Joystiq jumped on that, we said we were coming out for the PC and for Ouya, and the next day there was an article. I didn’t even know they had written an article. One of our friends was like, ‘hey good job getting on Joystiq’, tweets this to me, and I’m ‘Joystiq? Like, really? Send me the link!’”
Eric: “We were mentioned in an article with Final Fantasy III? Because they’re releasing on the Ouya as well, and that was like, Final Fantasy? We’re in the same article!”
Zach: “Being in a headline of ‘Ouya gets Final Fantasy III and Gunblitz’, that is just awesome. And we’ve had articles written with ‘major developers: Robert Boling from Robotaki, Rapture Game Studios, and Square Enix’…wait a second, does that say major developers right at the top? Yes. We win.”
We started discussing future projects, looking at the project names time-lined on white boards. Zach explained that the development team splits in another fashion, into small groups each working on a different title for future release.

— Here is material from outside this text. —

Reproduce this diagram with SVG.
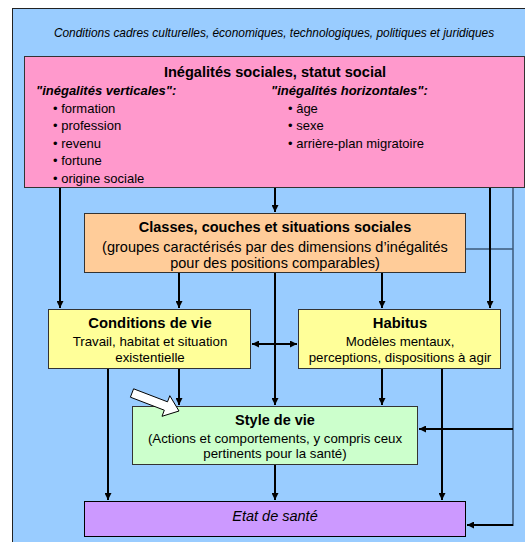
<svg xmlns="http://www.w3.org/2000/svg" width="525" height="542" viewBox="0 0 525 542">
<defs>
<style>
.box{stroke:#333;stroke-width:1}
.t{font-family:"Liberation Sans",Arial,sans-serif;fill:#000}
.b{font-weight:bold}
.i{font-style:italic}
.c{text-anchor:middle}
.ln{stroke:#000;stroke-width:2;fill:none}
.thin{stroke:#3d5a7a;stroke-width:1.5;fill:none}
</style>
<marker id="ah" viewBox="0 0 10 10" refX="10" refY="5" markerWidth="7" markerHeight="7" orient="auto-start-reverse" markerUnits="userSpaceOnUse">
<path d="M0,0 L10,5 L0,10 z" fill="#000"/>
</marker>
</defs>
<rect width="525" height="542" fill="#fff"/>
<g id="frame">
<rect x="12.5" y="8.5" width="520" height="540" fill="#99ccff" stroke="#222" stroke-width="1"/>
<text class="t i c" x="274" y="37" font-size="11.9">Conditions cadres culturelles, économiques, technologiques, politiques et juridiques</text>
</g>
<g id="connectors">
<line class="thin" x1="513" y1="188" x2="513" y2="526"/>
<line class="thin" x1="466" y1="249" x2="513" y2="249"/>
<line class="ln" x1="60" y1="188" x2="60" y2="308" marker-end="url(#ah)"/>
<line class="ln" x1="275" y1="188" x2="275" y2="212" marker-end="url(#ah)"/>
<line class="ln" x1="490" y1="188" x2="490" y2="308" marker-end="url(#ah)"/>
<line class="ln" x1="179" y1="273" x2="179" y2="308" marker-end="url(#ah)"/>
<line class="ln" x1="382" y1="273" x2="382" y2="308" marker-end="url(#ah)"/>
<line class="ln" x1="275" y1="273" x2="275" y2="405" marker-end="url(#ah)"/>
<line class="ln" x1="252" y1="344" x2="297" y2="344" marker-start="url(#ah)" marker-end="url(#ah)"/>
<line class="ln" x1="179" y1="369" x2="179" y2="405" marker-end="url(#ah)"/>
<line class="ln" x1="382" y1="369" x2="382" y2="405" marker-end="url(#ah)"/>
<line class="ln" x1="108" y1="369" x2="108" y2="500" marker-end="url(#ah)"/>
<line class="ln" x1="442" y1="369" x2="442" y2="500" marker-end="url(#ah)"/>
<line class="ln" x1="275" y1="465" x2="275" y2="500" marker-end="url(#ah)"/>
<line class="ln" x1="513" y1="429" x2="419" y2="429" marker-end="url(#ah)"/>
<line class="ln" x1="513" y1="525" x2="467" y2="525" marker-end="url(#ah)"/>
</g>
<g id="inegalites">
<rect class="box" x="24.5" y="56.5" width="500" height="131" fill="#ff99cc"/>
<text class="t b c" x="275" y="77" font-size="14.6">Inégalités sociales, statut social</text>
<text class="t b i" x="36" y="95" font-size="13">"inégalités verticales":</text>
<text class="t b i" x="271" y="95" font-size="13">"inégalités horizontales":</text>
<g class="t" font-size="13">
<text x="53" y="112.5">• formation</text>
<text x="53" y="130">• profession</text>
<text x="53" y="147.5">• revenu</text>
<text x="53" y="165">• fortune</text>
<text x="53" y="182.5">• origine sociale</text>
<text x="288" y="112.5">• âge</text>
<text x="288" y="130">• sexe</text>
<text x="288" y="147.5">• arrière-plan migratoire</text>
</g>
</g>
<g id="classes">
<rect class="box" x="84.5" y="213.5" width="381" height="59" fill="#ffcc99"/>
<text class="t b c" x="275" y="232" font-size="14.5">Classes, couches et situations sociales</text>
<text class="t c" x="275" y="251.5" font-size="14.5">(groupes caractérisés par des dimensions d’inégalités</text>
<text class="t c" x="275" y="268" font-size="14.5">pour des positions comparables)</text>
</g>
<g id="conditions">
<rect class="box" x="48.5" y="309.5" width="202" height="59" fill="#ffff99"/>
<text class="t b c" x="150" y="328" font-size="14.8">Conditions de vie</text>
<text class="t c" x="150" y="346" font-size="13.3">Travail, habitat et situation</text>
<text class="t c" x="150" y="362" font-size="13.3">existentielle</text>
</g>
<g id="habitus">
<rect class="box" x="298.5" y="309.5" width="202" height="59" fill="#ffff99"/>
<text class="t b c" x="400" y="328" font-size="14.8">Habitus</text>
<text class="t c" x="400" y="346" font-size="13.3">Modèles mentaux,</text>
<text class="t c" x="400" y="362" font-size="13.3">perceptions, dispositions à agir</text>
</g>
<g id="style">
<rect class="box" x="132.5" y="406.5" width="285" height="58" fill="#ccffcc"/>
<text class="t b c" x="275" y="424.5" font-size="14.5">Style de vie</text>
<text class="t c" x="275" y="443" font-size="13.3">(Actions et comportements, y compris ceux</text>
<text class="t c" x="275" y="458" font-size="13.3">pertinents pour la santé)</text>
</g>
<g id="etat">
<rect x="84.5" y="501.5" width="381" height="35" fill="#cc99ff" stroke="#000" stroke-width="1"/>
<text class="t i c" x="275" y="520.5" font-size="14.5">Etat de santé</text>
</g>
<g id="block-arrow">
<path d="M133.6,388.8 L167.5,401.8 L169.8,395.7 L179,411 L162,416.3 L164.3,410.2 L130.4,397.2 z" fill="#fff" stroke="#000" stroke-width="1"/>
</g>
</svg>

Zach: “We’re working on, what, four or five projects right now? We did a timeline one night, we were just sitting here drinking and eating Taco Bell, and we were writing on the board, and what did we get out to, 2029, 2030?” (Laughing) “Just all these projects were laid out, these ideas, and every idea that we’ve had is a written down synopsis or fully written out.
We haven’t started a Kickstarter, but we’ve considered it, for future projects. We haven’t announced any other games aside from Gunblitz. I think we are going to announce the next game in Decemeber, to launch for either April or March.

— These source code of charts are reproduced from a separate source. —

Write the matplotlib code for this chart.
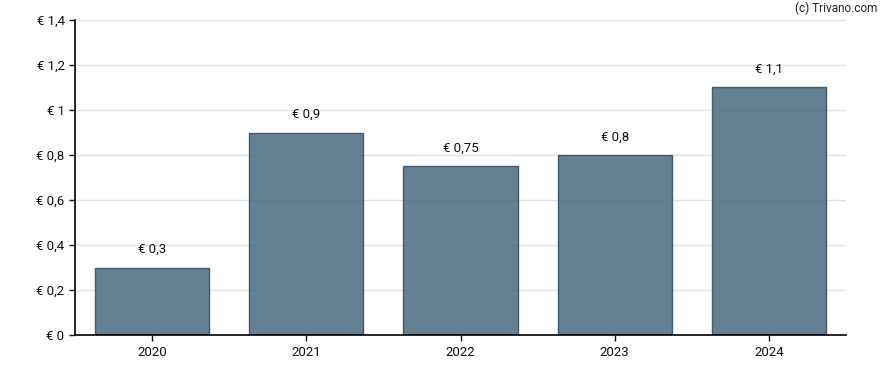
import matplotlib.pyplot as plt
from matplotlib.ticker import FuncFormatter

years = ['2020', '2021', '2022', '2023', '2024']
dividends = [0.3, 0.9, 0.75, 0.8, 1.1]
yticks = [0, 0.2, 0.4, 0.6, 0.8, 1.0, 1.2, 1.4]


def euro(v):
    s = f'{v:.2f}'.rstrip('0').rstrip('.')
    return '€ ' + s.replace('.', ',')


plt.rcParams['font.family'] = ['Roboto', 'DejaVu Sans']

fig = plt.figure(figsize=(8.88, 3.7), dpi=100)
ax = fig.add_axes([75 / 888, 35 / 370, 771 / 888, 315 / 370])

x = range(len(years))
ax.bar(x, dividends, width=0.74, color='#4a6a80', alpha=0.85,
       edgecolor='#2e4a60', linewidth=1, zorder=2)
for i, v in zip(x, dividends):
    ax.text(i, v + 0.05, euro(v), ha='center', va='bottom', fontsize=9.5, color='#111111')

ax.set_xlim(-0.5, len(years) - 0.5)
ax.set_ylim(0, 1.4)
ax.set_xticks(list(x))
ax.set_xticklabels(years)
ax.set_yticks(yticks)
ax.yaxis.set_major_formatter(FuncFormatter(lambda v, p: euro(v)))
ax.tick_params(axis='both', labelsize=9.5, colors='#111111', length=4, width=1, direction='out')
ax.tick_params(axis='x', pad=4)
ax.grid(axis='y', color='#e3e3e3', linewidth=1, zorder=0)
ax.set_axisbelow(True)
for s in ['top', 'right']:
    ax.spines[s].set_visible(False)
for s in ['left', 'bottom']:
    ax.spines[s].set_color('#000000')
    ax.spines[s].set_linewidth(1.2)
    ax.spines[s].set_zorder(3)

fig.text(877 / 888, 1 - 8 / 370, '(c) Trivano.com', ha='right', va='center', fontsize=8.5, color='#222222')

fig.savefig('out.png', dpi=100)
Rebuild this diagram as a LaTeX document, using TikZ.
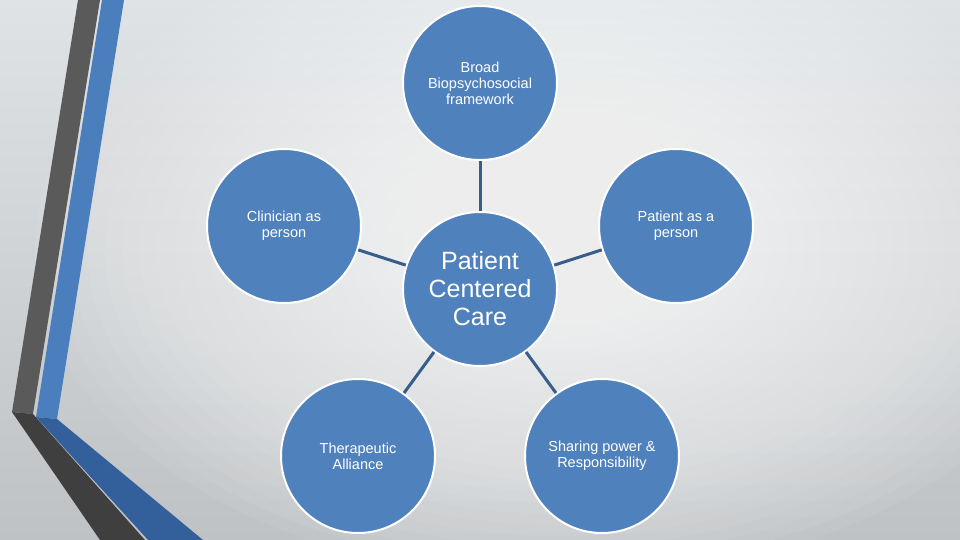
\documentclass[tikz,border=0pt]{standalone}
\usepackage{fontspec}
\setmainfont{Liberation Sans}
\definecolor{bgtop}{HTML}{E0E3E5}
\definecolor{bgbot}{HTML}{BEC2C5}
\definecolor{bubblefill}{HTML}{4F81BD}
\definecolor{linkblue}{HTML}{385D8A}
\definecolor{stripegray}{HTML}{5A5A5A}
\definecolor{stripedark}{HTML}{3F3F3F}
\definecolor{stripeblue}{HTML}{4A7EBD}
\definecolor{stripenavy}{HTML}{33609A}
\begin{document}
\begin{tikzpicture}[x=1pt, y=-1pt,
    bubble/.style={circle, draw=white, line width=2pt, fill=bubblefill, text=white,
        minimum size=154pt, inner sep=0pt, align=center, font=\fontsize{14.5}{16}\selectfont},
    link/.style={line width=3pt, draw=linkblue}]
    \useasboundingbox (0,0) rectangle (960,540);
    \shade[top color=bgtop, bottom color=bgbot] (0,0) rectangle (960,540);
    \foreach \k in {1,...,30}
        \fill[white, fill opacity=0.055] (560,250) ellipse ({17.5*\k} and {11*\k});

    \fill[stripegray] (78,0) -- (100,0) -- (33,414) -- (12,412) -- cycle;
    \fill[stripeblue] (102,0) -- (124,0) -- (57,419) -- (36,417) -- cycle;
    \fill[stripedark] (12,412) -- (33,414) -- (145,540) -- (100,540) -- cycle;
    \fill[stripenavy] (36,417) -- (57,419) -- (203,540) -- (148,540) -- cycle;

    \node[bubble] (BBF) at (480,83) {Broad\\Biopsychosocial\\framework};
    \node[bubble] (CP) at (284,226) {Clinician as\\person};
    \node[bubble] (PP) at (676,226) {Patient as a\\person};
    \node[bubble, font=\fontsize{25}{28}\selectfont] (PCC) at (480,289) {Patient\\Centered\\Care};
    \node[bubble] (TA) at (358,456) {Therapeutic\\Alliance};
    \node[bubble] (SPR) at (602,456) {Sharing power \&\\Responsibility};

    \draw[link] (PCC) -- (BBF);
    \draw[link] (PCC) -- (CP);
    \draw[link] (PCC) -- (PP);
    \draw[link] (PCC) -- (TA);
    \draw[link] (PCC) -- (SPR);
\end{tikzpicture}
\end{document}
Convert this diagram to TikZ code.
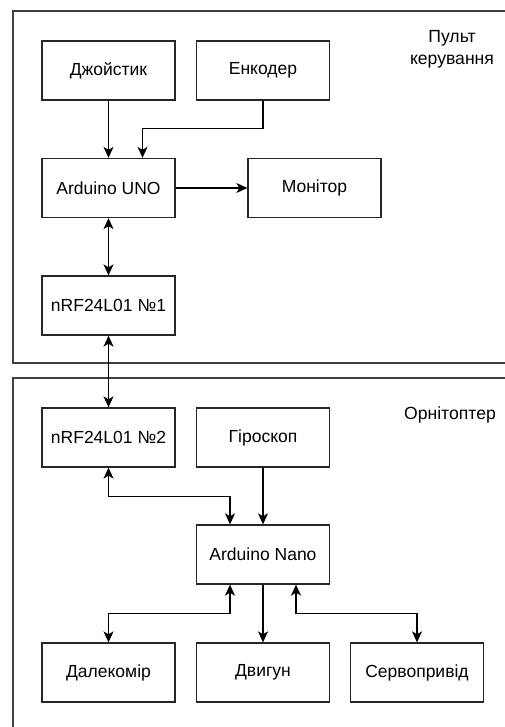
\documentclass[tikz,border=0pt]{standalone}
\usepackage{fontspec}
\setmainfont{Liberation Sans}
\usetikzlibrary{arrows.meta}
\begin{document}
\begin{tikzpicture}[x=1pt,y=-1pt,
  blk/.style={draw=black!85,line width=1.3pt,minimum width=133pt,minimum height=59pt,inner sep=0pt,font=\fontsize{17.5}{20}\selectfont},
  lbl/.style={align=center,font=\fontsize{17.6}{22}\selectfont},
  grp/.style={draw=black!75,line width=1.3pt},
  con/.style={line width=1.3pt,arrows={-Stealth[length=11pt,width=10pt,inset=3pt]}},
  bicon/.style={line width=1.3pt,arrows={Stealth[length=11pt,width=10pt,inset=3pt]-Stealth[length=11pt,width=10pt,inset=3pt]}}]
\useasboundingbox (0,0) rectangle (505,727);
\fill[white] (0,0) rectangle (505,727);
\draw[grp] (13,11) rectangle (520,363);
\draw[grp] (13,378) rectangle (520,740);
\node[lbl] (t1) at (452,49) {Пульт\\керування};
\node[lbl] (t2) at (450,415) {Орнітоптер};
\node[blk] (dzh) at (108.5,70.5) {Джойстик};
\node[blk] (enc) at (263,70.5) {Енкодер};
\node[blk] (uno) at (108.5,188) {Arduino UNO};
\node[blk] (mon) at (314.5,188) {Монітор};
\node[blk] (nrf1) at (108.5,305.5) {nRF24L01 №1};
\node[blk] (nrf2) at (108.5,437.5) {nRF24L01 №2};
\node[blk] (gyro) at (263,437.5) {Гіроскоп};
\node[blk] (nano) at (263,554.5) {Arduino Nano};
\node[blk] (dal) at (108.5,672.5) {Далекомір};
\node[blk] (dvy) at (263,672.5) {Двигун};
\node[blk] (servo) at (417,672.5) {Сервопривід};
\draw[con] (dzh.south) -- (uno.north);
\draw[con] (enc.south) -- ++(0,28) -| ([xshift=34pt]uno.north);
\draw[con] (uno.east) -- (mon.west);
\draw[bicon] (uno.south) -- (nrf1.north);
\draw[bicon] (nrf1.south) -- (nrf2.north);
\draw[bicon] (nrf2.south) -- ++(0,29) -| ([xshift=-33pt]nano.north);
\draw[con] (gyro.south) -- (nano.north);
\draw[bicon] ([xshift=-33pt]nano.south) -- ++(0,29) -| (dal.north);
\draw[con] (nano.south) -- (dvy.north);
\draw[bicon] ([xshift=33pt]nano.south) -- ++(0,29) -| (servo.north);
\end{tikzpicture}
\end{document}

Every single game we are working on now is fully 3D. One game is highly detailed, actually two of the games, the other is more of a cell shade type of game, but it is three dimensional.”

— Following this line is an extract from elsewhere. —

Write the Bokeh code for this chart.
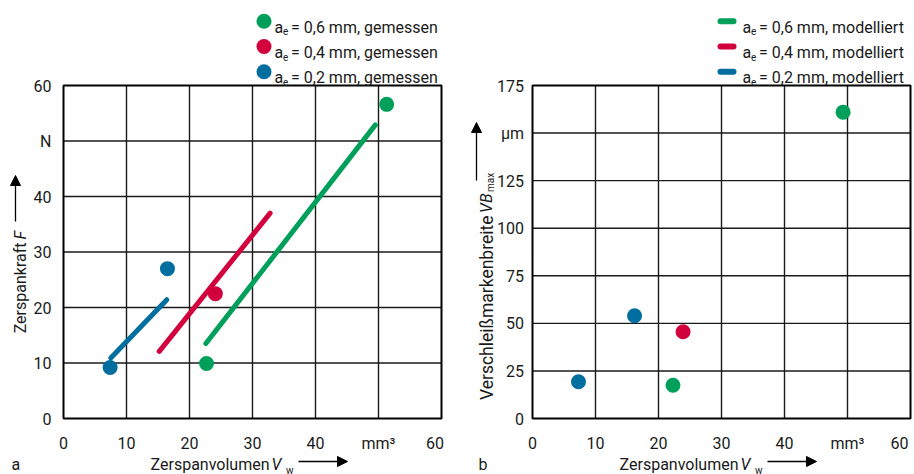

Eric: “Genre wise, it spans RPG, first person, third person; we’re already developing the functionality of something else.”
Zach: “We are working on a game that will be LAN based initially, and then we are going to do a multiplayer set up where you are going to hook up to servers or some sort of servers when we get it working. I think every single game we’re working on has some sort of idea with LAN and multiplayer.”
Eric: “Personally I’d like to do something you don’t have to be connected to the Internet to play the game with other people. That’s a pain in the ass. I remember playing back in the day StarCraft, Halo, games like that where everyone had to have a copy of the game but you didn’t have to connect to the Internet.”
Gunblitz is available from the Rapture Game Studios website, and is also at the time of publication a candidate for Steam’s Greenlight program, which allows Steam users to vote for the games they want to see available on the digital distributor.
Zach: “Greenlight, we’re at like 25% upvote.”
Eric: “We’re actually in danger of being booted off, aren’t we? We’ve stagnated I believe.”
Zach: “We started off at a ten dollar buy, we had a couple of sales on it, we dropped it down to seven, and we’re talking about dropping it to five, just because we want people to buy it. That’s what our main focus is right now, is getting it out there, and getting our name out there.”
Wes and I talked for a while there after, checking out concept art, chatting with writers and designers about their plans for future projects. Hearing people talk so passionately about video games made us feel right at home. Each of the 21 team members has lives outside of the studio: jobs, commitments. But they share a common passion for game design, and a dream to someday see fellow gamers enjoying their work.
Zach: “You know who Naughty Dog is? When you talk Uncharted or you talk about their games, it’s more or less a Naughty Dog production. I want to get to that point where it is a Rapture Game Studios production. I don’t want to be known for the game, like Call of Duty for instance. Who the hell makes call of Duty? I mean, I know who it is, Activision or Treyarch, or who is it now? Hammerhead? You don’t know who these studios are but you know the game. I don’t want that. I want to be known for the studio and the quality of work.”